● **EXERCISE OBJECTIVE**
Transcribe the material verbatim in full; the pictures do not belong in the copy.
---
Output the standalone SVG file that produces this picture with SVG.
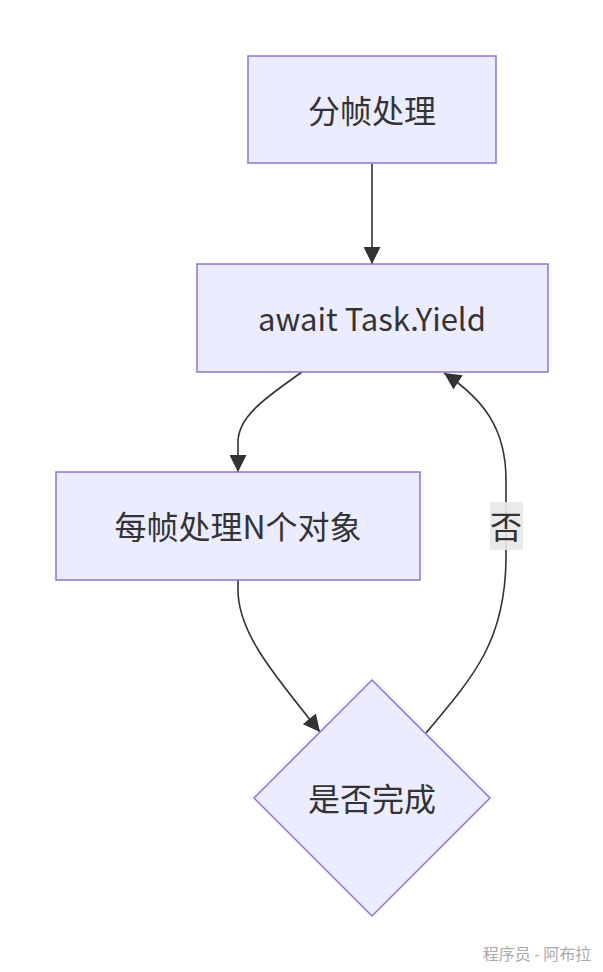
<svg xmlns="http://www.w3.org/2000/svg" width="603" height="972" viewBox="0 0 603 972">
<style>
.node{fill:#ECECFF;stroke:#9370DB;stroke-width:1.5}
.lbl{font-family:"Noto Sans CJK SC","Noto Sans",sans-serif;font-size:32px;fill:#333;text-anchor:middle;dominant-baseline:central}
.edge{fill:none;stroke:#333;stroke-width:1.6}
</style>
<defs>
<marker id="arr" viewBox="0 0 10 10" refX="10" refY="5" markerUnits="userSpaceOnUse" markerWidth="17" markerHeight="17" orient="auto">
<path d="M0,0 L10,5 L0,10 z" fill="#333"/>
</marker>
</defs>
<rect width="603" height="972" fill="#fff"/>
<g id="edges">
<path class="edge" d="M372,164 L372,264" marker-end="url(#arr)"/>
<path class="edge" d="M302,372 C270,395 238,415 238,442 L238,472" marker-end="url(#arr)"/>
<path class="edge" d="M238,580 L238,590 C238,630 268,668 320,732" marker-end="url(#arr)"/>
<path class="edge" d="M426,733 C475,675 505,640 506,560 L506,480 C506,430 485,400 444,373" marker-end="url(#arr)"/>
</g>
<g id="edge-label">
<rect x="490" y="502" width="33" height="48" fill="#e8e8e8" fill-opacity="0.9"/>
<text class="lbl" x="506" y="525">否</text>
</g>
<g id="n1">
<rect class="node" x="248" y="56" width="248" height="107"/>
<text class="lbl" x="372" y="108.5">分帧处理</text>
</g>
<g id="n2">
<rect class="node" x="197" y="264" width="351" height="108"/>
<text class="lbl" x="372" y="317" style="font-size:31px">await Task.Yield</text>
</g>
<g id="n3">
<rect class="node" x="56" y="472" width="364" height="108"/>
<text class="lbl" x="238" y="525">每帧处理N个对象</text>
</g>
<g id="n4">
<polygon class="node" points="372,680 490,798 372,916 254,798"/>
<text class="lbl" x="372" y="797">是否完成</text>
</g>
<text x="537" y="953" font-family="Noto Sans CJK SC,sans-serif" font-size="16" fill="#aaa" text-anchor="middle" dominant-baseline="central">程序员 - 阿布拉</text>
</svg>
---
● **CORRECT RESPONSE**
Output the standalone SVG file that produces this picture with SVG.
<svg xmlns="http://www.w3.org/2000/svg" width="603" height="972" viewBox="0 0 603 972">
<style>
.node{fill:#ECECFF;stroke:#9370DB;stroke-width:1.5}
.lbl{font-family:"Noto Sans CJK SC","Noto Sans",sans-serif;font-size:32px;fill:#333;text-anchor:middle;dominant-baseline:central}
.edge{fill:none;stroke:#333;stroke-width:1.6}
</style>
<defs>
<marker id="arr" viewBox="0 0 10 10" refX="10" refY="5" markerUnits="userSpaceOnUse" markerWidth="17" markerHeight="17" orient="auto">
<path d="M0,0 L10,5 L0,10 z" fill="#333"/>
</marker>
</defs>
<rect width="603" height="972" fill="#fff"/>
<g id="edges">
<path class="edge" d="M372,164 L372,264" marker-end="url(#arr)"/>
<path class="edge" d="M302,372 C270,395 238,415 238,442 L238,472" marker-end="url(#arr)"/>
<path class="edge" d="M238,580 L238,590 C238,630 268,668 320,732" marker-end="url(#arr)"/>
<path class="edge" d="M426,733 C475,675 505,640 506,560 L506,480 C506,430 485,400 444,373" marker-end="url(#arr)"/>
</g>
<g id="edge-label">
<rect x="490" y="502" width="33" height="48" fill="#e8e8e8" fill-opacity="0.9"/>
<text class="lbl" x="506" y="525">否</text>
</g>
<g id="n1">
<rect class="node" x="248" y="56" width="248" height="107"/>
<text class="lbl" x="372" y="108.5">分帧处理</text>
</g>
<g id="n2">
<rect class="node" x="197" y="264" width="351" height="108"/>
<text class="lbl" x="372" y="317" style="font-size:31px">await Task.Yield</text>
</g>
<g id="n3">
<rect class="node" x="56" y="472" width="364" height="108"/>
<text class="lbl" x="238" y="525">每帧处理N个对象</text>
</g>
<g id="n4">
<polygon class="node" points="372,680 490,798 372,916 254,798"/>
<text class="lbl" x="372" y="797">是否完成</text>
</g>
<text x="537" y="953" font-family="Noto Sans CJK SC,sans-serif" font-size="16" fill="#aaa" text-anchor="middle" dominant-baseline="central">程序员 - 阿布拉</text>
</svg>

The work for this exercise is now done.